I conducted the same analysis with Republican respondents with similar results.

There was no statistically significant difference in how Republican respondents viewed other Republicans between the two social media groups, but there was a statistically significant difference between how the two groups viewed Democrats. Again, these results do not support the idea that social media use would increase polarization and unfavorability towards the opposing party. Republicans who had used social media viewed Democrats more favorably. This effect was larger and more statistically significant than the corresponding result among Democrats.

Implications and Limitations

These results seem to contradict at least the idea that using vs. not using social media makes a difference in how polarized someone’s political views are. There are a number of limitations to these findings. First, the survey only offered binary insight on whether respondents had or had not viewed political content through social media in the past week. The short timeframe and binary nature of the question limit how much insight can be collected about the spectrum of social media use and how different degrees might change political views.

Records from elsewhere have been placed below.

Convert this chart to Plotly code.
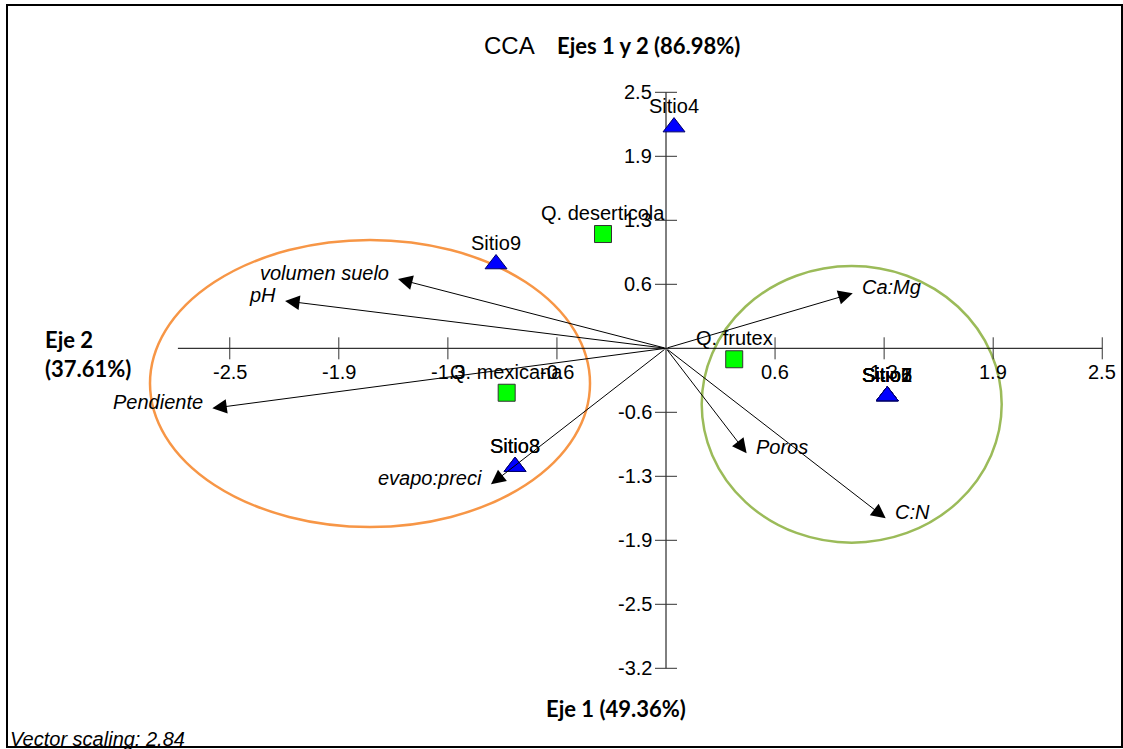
import plotly.graph_objects as go

# ---------------- data ----------------
site_names = ["Sitio4", "Sitio9", "Sitio8", "Sitio3", "Sitio1", "Sitio2", "Sitio5", "Sitio6", "Sitio7"]
site_x = [0.046, -0.974, -0.865, -0.865, 1.268, 1.268, 1.268, 1.268, 1.268]
site_y = [2.160, 0.823, -1.156, -1.156, -0.466, -0.466, -0.466, -0.466, -0.466]

species_names = ["Q. deserticola", "Q. mexicana", "Q. frutex"]
species_x = [-0.361, -0.913, 0.391]
species_y = [1.116, -0.434, -0.107]

vector_names = ["volumen suelo", "pH", "Pendiente", "evapo:preci", "Ca:Mg", "Poros", "C:N"]
vector_x = [-1.536, -2.183, -2.600, -1.003, 1.070, 0.462, 1.259]
vector_y = [0.677, 0.463, -0.586, -1.328, 0.537, -1.025, -1.660]

x_tick_vals = [-2.5, -1.875, -1.25, -0.625, 0.625, 1.25, 1.875, 2.5]
x_tick_text = ["-2.5", "-1.9", "-1.3", "-0.6", "0.6", "1.3", "1.9", "2.5"]
y_tick_vals = [2.5, 1.875, 1.25, 0.625, -0.625, -1.25, -1.875, -2.5, -3.125]
y_tick_text = ["2.5", "1.9", "1.3", "0.6", "-0.6", "-1.3", "-1.9", "-2.5", "-3.2"]

title_main = "CCA"
title_sub = "Ejes 1 y 2 (86.98%)"
xlabel = "Eje 1 (49.36%)"
ylabel_1 = "Eje 2"
ylabel_2 = "(37.61%)"
footnote = "Vector scaling: 2.84"

# ---------------- layout constants ----------------
W, H = 1123, 749
X0PX, XSCALE = 666.0, 174.5     # pixel of x=0, px per unit
Y0PX, YSCALE = 348.3, 102.4     # pixel of y=0, px per unit
x_range = [(0 - X0PX) / XSCALE, (W - X0PX) / XSCALE]
y_range = [(Y0PX - H) / YSCALE, (Y0PX - 0) / YSCALE]

ARIAL = "Liberation Sans, Arial, sans-serif"
BOLD = "Lato, Calibri, sans-serif"

fig = go.Figure()

# axis lines
x_axis_min = -2.797
y_axis_max, y_axis_min = 2.5, -3.125
fig.add_trace(go.Scatter(x=[x_axis_min, 2.5], y=[0, 0], mode="lines",
                         line=dict(color="black", width=1), hoverinfo="skip", showlegend=False))
fig.add_trace(go.Scatter(x=[0, 0], y=[y_axis_min, y_axis_max], mode="lines",
                         line=dict(color="black", width=1), hoverinfo="skip", showlegend=False))

# tick marks
tx, ty = [], []
dy = 11 / YSCALE
for v in x_tick_vals:
    tx += [v, v, None]
    ty += [-dy, dy, None]
dx = 11 / XSCALE
for v in y_tick_vals:
    tx += [-dx, dx, None]
    ty += [v, v, None]
fig.add_trace(go.Scatter(x=tx, y=ty, mode="lines", line=dict(color="#333333", width=1),
                         hoverinfo="skip", showlegend=False))

annotations = []
for v, t in zip(x_tick_vals, x_tick_text):
    annotations.append(dict(x=v, y=0, xref="x", yref="y", text=t, showarrow=False,
                            xanchor="center", yanchor="middle", yshift=-24,
                            font=dict(family=ARIAL, size=20, color="black")))
for v, t in zip(y_tick_vals, y_tick_text):
    annotations.append(dict(x=0, y=v, xref="x", yref="y", text=t, showarrow=False,
                            xanchor="right", yanchor="middle", xshift=-12,
                            font=dict(family=ARIAL, size=20, color="black")))

# ellipses + frame
shapes = [
    dict(type="circle", xref="x", yref="y", x0=-2.957, x1=-0.4355, y0=-1.745, y1=1.0576,
         line=dict(color="#F79646", width=2.5), layer="below"),
    dict(type="circle", xref="x", yref="y", x0=0.2046, x1=1.9238, y0=-1.898, y1=0.8037,
         line=dict(color="#9BBB59", width=2.5), layer="below"),
    dict(type="rect", xref="paper", yref="paper", x0=7 / W, x1=1122 / W,
         y0=1 - 747 / H, y1=1 - 5 / H, line=dict(color="black", width=2)),
]

# vectors (arrows from origin)
for name, vx, vy in zip(vector_names, vector_x, vector_y):
    annotations.append(dict(x=vx, y=vy, ax=0, ay=0, xref="x", yref="y", axref="x", ayref="y",
                            text="", showarrow=True, arrowhead=2, arrowsize=2.9, arrowwidth=1,
                            arrowcolor="black"))
    right = vx > 0
    annotations.append(dict(x=vx, y=vy, xref="x", yref="y", text=name, showarrow=False,
                            xanchor="left" if right else "right", yanchor="middle",
                            xshift=7 if right else -7, yshift=6,
                            font=dict(family=ARIAL, size=20, color="black", style="italic")))

# species
fig.add_trace(go.Scatter(x=species_x, y=species_y, mode="markers",
                         marker=dict(symbol="square", size=17, color="#00FF00",
                                     line=dict(color="#333333", width=1)),
                         text=species_names, hoverinfo="text", showlegend=False))
# sites
fig.add_trace(go.Scatter(x=site_x, y=site_y, mode="markers",
                         marker=dict(symbol="triangle-up", size=19, color="#0000FF",
                                     line=dict(color="#000066", width=1)),
                         text=site_names, hoverinfo="text", showlegend=False))

for name, px, py in list(zip(species_names, species_x, species_y)) + list(zip(site_names, site_x, site_y)):
    annotations.append(dict(x=px, y=py, xref="x", yref="y", text=name, showarrow=False,
                            xanchor="center", yanchor="middle", yshift=21,
                            font=dict(family=ARIAL, size=20, color="black")))

# titles and labels
annotations += [
    dict(x=509 / W, y=1 - 45 / H, xref="paper", yref="paper", text=title_main, showarrow=False,
         xanchor="center", yanchor="middle", font=dict(family=ARIAL, size=24, color="black")),
    dict(x=555 / W, y=1 - 45 / H, xref="paper", yref="paper", text="<b>" + title_sub + "</b>",
         showarrow=False, xanchor="left", yanchor="middle",
         font=dict(family=BOLD, size=22, color="black")),
    dict(x=616 / W, y=1 - 708 / H, xref="paper", yref="paper", text="<b>" + xlabel + "</b>",
         showarrow=False, xanchor="center", yanchor="middle",
         font=dict(family=BOLD, size=22, color="black")),
    dict(x=43 / W, y=1 - 339 / H, xref="paper", yref="paper", text="<b>" + ylabel_1 + "</b>",
         showarrow=False, xanchor="left", yanchor="middle",
         font=dict(family=BOLD, size=22, color="black")),
    dict(x=43 / W, y=1 - 368 / H, xref="paper", yref="paper", text="<b>" + ylabel_2 + "</b>",
         showarrow=False, xanchor="left", yanchor="middle",
         font=dict(family=BOLD, size=22, color="black")),
    dict(x=8 / W, y=1 - 739 / H, xref="paper", yref="paper", text=footnote,
         showarrow=False, xanchor="left", yanchor="middle",
         font=dict(family=ARIAL, size=20, color="black", style="italic")),
]

fig.update_layout(
    width=W, height=H,
    margin=dict(l=0, r=0, t=0, b=0, pad=0),
    paper_bgcolor="white", plot_bgcolor="white",
    xaxis=dict(range=x_range, visible=False, fixedrange=True),
    yaxis=dict(range=y_range, visible=False, fixedrange=True),
    shapes=shapes, annotations=annotations, showlegend=False,
)

fig.write_html("out.html")
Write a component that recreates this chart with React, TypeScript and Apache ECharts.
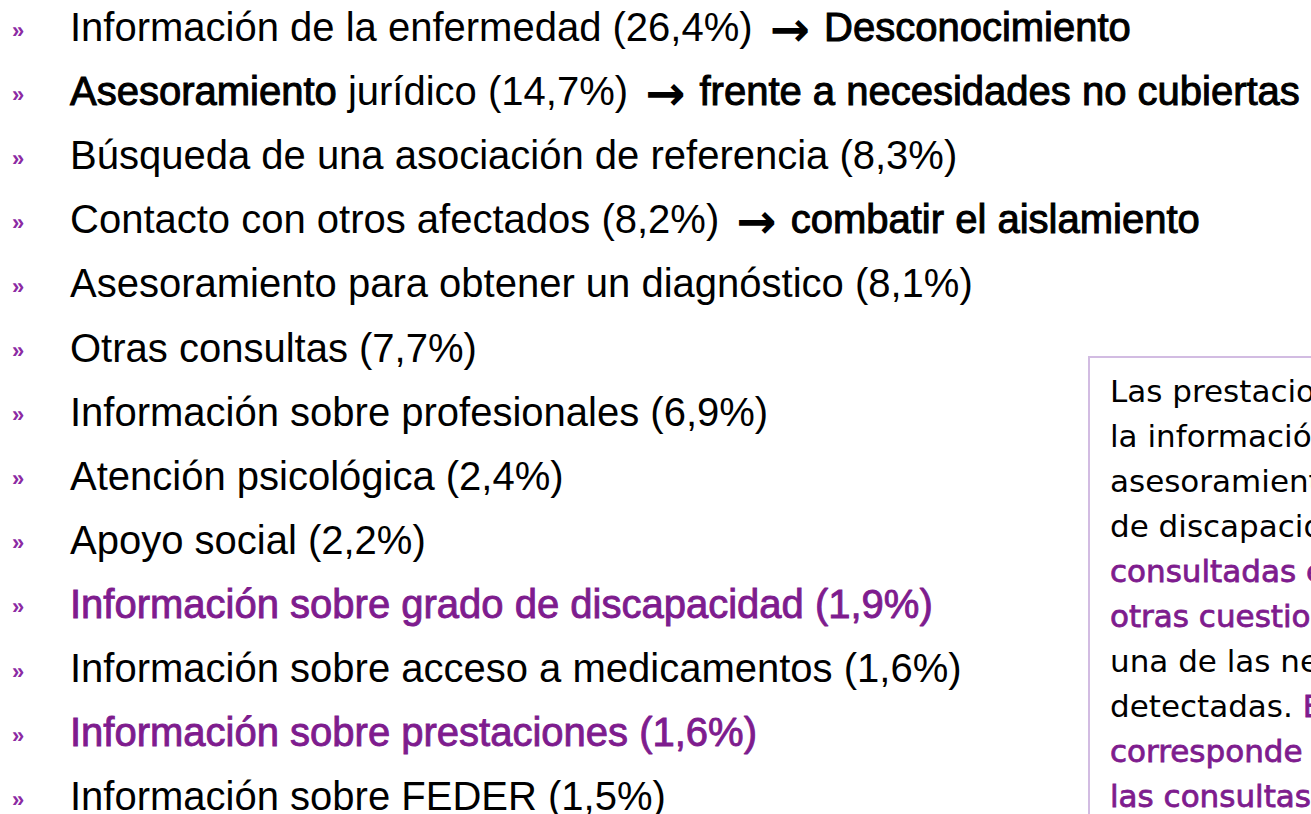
import React, { useEffect, useRef } from "react";
import * as echarts from "echarts";

// ---- Data ----
const itemBoldPrefix = ["", "Asesoramiento", "", "", "", "", "", "", "", "", "", "", ""];
const itemLabels = [
  "Información de la enfermedad",
  " jurídico",
  "Búsqueda de una asociación de referencia",
  "Contacto con otros afectados",
  "Asesoramiento para obtener un diagnóstico",
  "Otras consultas",
  "Información sobre profesionales",
  "Atención psicológica",
  "Apoyo social",
  "Información sobre grado de discapacidad",
  "Información sobre acceso a medicamentos",
  "Información sobre prestaciones",
  "Información sobre FEDER",
];
const itemShares = ["26,4", "14,7", "8,3", "8,2", "8,1", "7,7", "6,9", "2,4", "2,2", "1,9", "1,6", "1,6", "1,5"];
const itemNotes = [
  "Desconocimiento",
  "frente a necesidades no cubiertas",
  "",
  "combatir el aislamiento",
  "", "", "", "", "", "", "", "", "",
];
const highlightedItems = [9, 11];

// Box text: each line is a list of [text, highlighted]
const boxLines: [string, boolean][][] = [
  [["Las prestaciones y", false]],
  [["la información sobre", false]],
  [["asesoramiento del grado", false]],
  [["de discapacidad son", false]],
  [["consultadas en menor", true]],
  [["otras cuestiones, siendo", true]],
  [["una de las necesidades", false]],
  [["detectadas. ", false], ["Esto", true]],
  [["corresponde a", true]],
  [["las consultas", true]],
];

const PURPLE = "#7E1C8E";
const BULLET = "#8C2AA3";
const BOX_BORDER = "#D2BCE2";

export default function App() {
  const ref = useRef<HTMLDivElement>(null);

  useEffect(() => {
    document.body.style.margin = "0";
    const chart = echarts.init(ref.current!, null, { renderer: "svg" });

    const listFont = "Liberation Sans";
    const lineStep = 64.1;
    const firstCenter = 27;
    const elements: any[] = [];

    itemLabels.forEach((label, i) => {
      const cy = firstCenter + i * lineStep;
      const hl = highlightedItems.includes(i);
      let s = "";
      if (itemBoldPrefix[i]) s += `{d|${itemBoldPrefix[i]}}`;
      const base = `${label} (${itemShares[i]}%)`;
      s += hl ? `{h|${base}}` : `{n|${base}}`;
      if (itemNotes[i]) s += `{n| }{a|→}{n| }{d|${itemNotes[i]}}`;
      elements.push({
        type: "text",
        x: 12,
        y: cy + 3,
        style: {
          text: "»",
          fill: BULLET,
          fontFamily: listFont,
          fontSize: 22,
          fontWeight: "bold",
          verticalAlign: "middle",
        },
      });
      elements.push({
        type: "text",
        x: 70,
        y: cy,
        style: {
          text: s,
          fontFamily: listFont,
          fontSize: 40,
          verticalAlign: "middle",
          rich: {
            n: { fontFamily: listFont, fontSize: 40, lineHeight: 48, fill: "#000000" },
            d: { fontFamily: listFont, fontSize: 40, lineHeight: 48, fill: "#000000", stroke: "#000000", lineWidth: 1 },
            h: { fontFamily: listFont, fontSize: 40, lineHeight: 48, fill: PURPLE, stroke: PURPLE, lineWidth: 0.9 },
            a: { fontFamily: "DejaVu Sans", fontWeight: "bold", fontSize: 48, lineHeight: 48, fill: "#000000", padding: [4, 3, 0, 6] },
          },
        },
      });
    });

    elements.push({
      type: "rect",
      shape: { x: 1089, y: 357, width: 400, height: 600 },
      style: { fill: "#ffffff", stroke: BOX_BORDER, lineWidth: 2 },
    });

    const boxFont = "DejaVu Sans";
    boxLines.forEach((parts, k) => {
      const s = parts.map(([t, hl]) => (hl ? `{h|${t}}` : `{n|${t}}`)).join("");
      elements.push({
        type: "text",
        x: 1110,
        y: 391 + k * 45,
        style: {
          text: s,
          fontFamily: boxFont,
          fontSize: 31,
          verticalAlign: "middle",
          rich: {
            n: { fontFamily: boxFont, fontSize: 31, fill: "#000000" },
            h: { fontFamily: boxFont, fontSize: 31, fill: PURPLE, stroke: PURPLE, lineWidth: 0.8 },
          },
        },
      });
    });

    chart.setOption({
      animation: false,
      backgroundColor: "#ffffff",
      graphic: { elements },
    });

    return () => chart.dispose();
  }, []);

  return (
    <div
      ref={ref}
      style={{ position: "fixed", left: 0, top: 0, width: 1311, height: 814 }}
    />
  );
}
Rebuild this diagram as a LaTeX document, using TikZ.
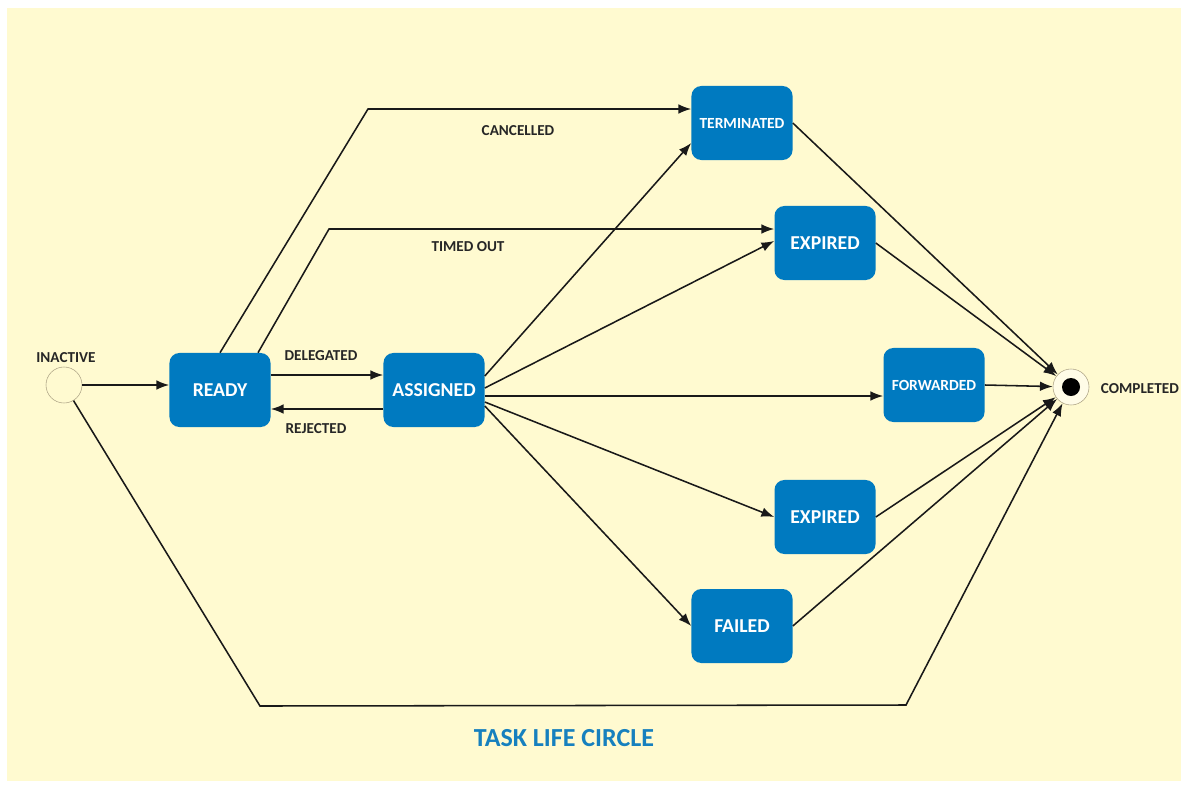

Social media’s impact on polarization also may lay more in how it changes the culture of journalism and political information overall. If this is the case, those effects would extend throughout the media landscape and also affect those who use social media less. This impact would not show up in this particular analysis.

These results certainly don’t disprove the idea that social media has impacted polarization, but they do not provide evidence that individual-level social media use further polarizes perceptions of political parties.